— start of Dataset extract —

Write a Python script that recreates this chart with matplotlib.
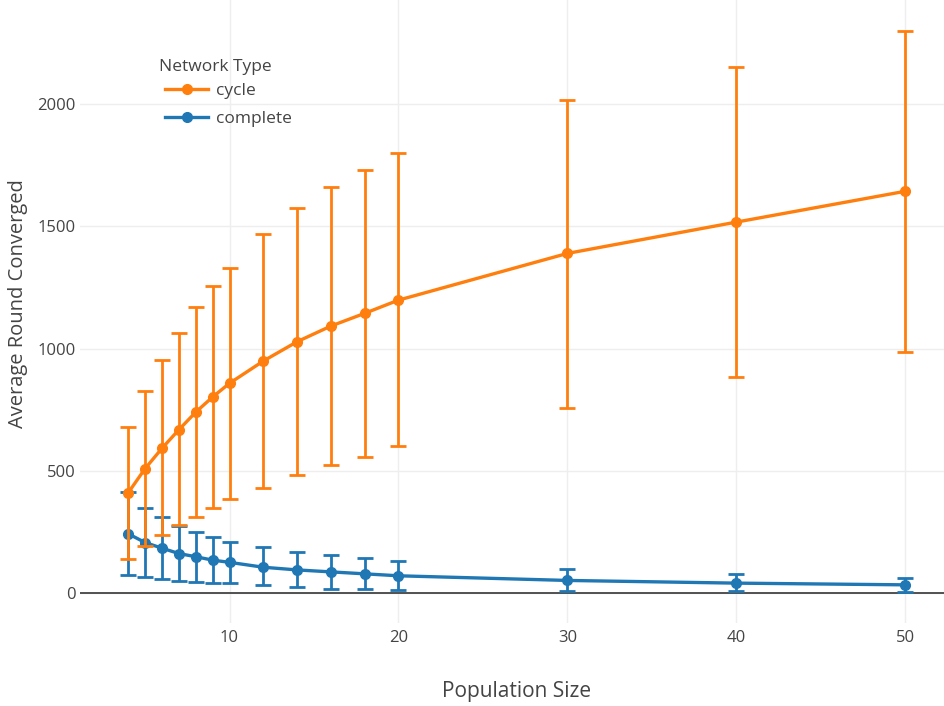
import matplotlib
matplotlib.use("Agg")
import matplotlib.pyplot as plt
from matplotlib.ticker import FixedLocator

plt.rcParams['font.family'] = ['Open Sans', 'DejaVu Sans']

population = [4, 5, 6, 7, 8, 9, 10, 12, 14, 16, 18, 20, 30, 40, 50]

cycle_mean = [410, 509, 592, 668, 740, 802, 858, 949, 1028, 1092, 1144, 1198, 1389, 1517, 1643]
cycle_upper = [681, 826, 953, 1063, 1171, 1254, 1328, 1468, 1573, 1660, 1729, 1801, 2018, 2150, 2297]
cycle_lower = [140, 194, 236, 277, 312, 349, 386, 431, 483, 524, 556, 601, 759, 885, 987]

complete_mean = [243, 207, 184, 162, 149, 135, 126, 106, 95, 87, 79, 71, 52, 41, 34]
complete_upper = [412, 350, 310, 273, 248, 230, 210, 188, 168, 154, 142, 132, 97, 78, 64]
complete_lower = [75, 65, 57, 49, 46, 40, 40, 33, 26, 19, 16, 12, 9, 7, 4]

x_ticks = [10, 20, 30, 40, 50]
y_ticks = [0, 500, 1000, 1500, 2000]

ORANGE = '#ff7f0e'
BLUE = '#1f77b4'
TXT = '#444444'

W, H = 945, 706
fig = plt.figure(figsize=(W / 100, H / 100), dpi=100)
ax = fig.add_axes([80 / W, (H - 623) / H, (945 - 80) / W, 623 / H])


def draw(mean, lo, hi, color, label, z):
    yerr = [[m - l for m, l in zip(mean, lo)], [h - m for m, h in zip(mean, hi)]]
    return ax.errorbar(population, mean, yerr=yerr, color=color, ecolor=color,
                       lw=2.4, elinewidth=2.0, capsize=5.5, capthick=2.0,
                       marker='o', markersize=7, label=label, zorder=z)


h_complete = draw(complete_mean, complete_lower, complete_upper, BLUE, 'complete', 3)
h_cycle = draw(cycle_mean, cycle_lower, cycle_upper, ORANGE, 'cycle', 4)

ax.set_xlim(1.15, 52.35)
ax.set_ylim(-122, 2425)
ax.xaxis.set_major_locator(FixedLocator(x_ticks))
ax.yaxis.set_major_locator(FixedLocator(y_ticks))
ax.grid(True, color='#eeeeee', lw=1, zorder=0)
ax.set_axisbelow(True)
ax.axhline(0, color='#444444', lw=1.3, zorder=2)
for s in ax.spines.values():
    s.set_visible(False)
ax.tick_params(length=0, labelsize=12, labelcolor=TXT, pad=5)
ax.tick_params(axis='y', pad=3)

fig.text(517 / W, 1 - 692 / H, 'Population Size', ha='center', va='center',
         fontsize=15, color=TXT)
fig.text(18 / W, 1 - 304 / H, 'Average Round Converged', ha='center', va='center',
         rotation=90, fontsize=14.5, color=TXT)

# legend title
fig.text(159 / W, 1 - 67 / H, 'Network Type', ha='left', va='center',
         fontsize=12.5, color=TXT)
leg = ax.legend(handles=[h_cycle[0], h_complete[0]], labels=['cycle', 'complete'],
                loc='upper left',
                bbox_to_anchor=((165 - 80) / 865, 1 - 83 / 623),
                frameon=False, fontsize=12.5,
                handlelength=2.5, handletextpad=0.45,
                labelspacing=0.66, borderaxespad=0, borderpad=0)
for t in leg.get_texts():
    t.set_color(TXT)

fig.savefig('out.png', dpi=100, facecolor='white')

— end of Dataset extract —

— Problem statement —
Could the lines from the top of the material through the line with "18, 20, 30, 40, 50]" be repeated exactly, pictures left out?

— Written answer —
Write a Python script that recreates this chart with matplotlib.
import matplotlib
matplotlib.use("Agg")
import matplotlib.pyplot as plt
from matplotlib.ticker import FixedLocator

plt.rcParams['font.family'] = ['Open Sans', 'DejaVu Sans']

population = [4, 5, 6, 7, 8, 9, 10, 12, 14, 16, 18, 20, 30, 40, 50]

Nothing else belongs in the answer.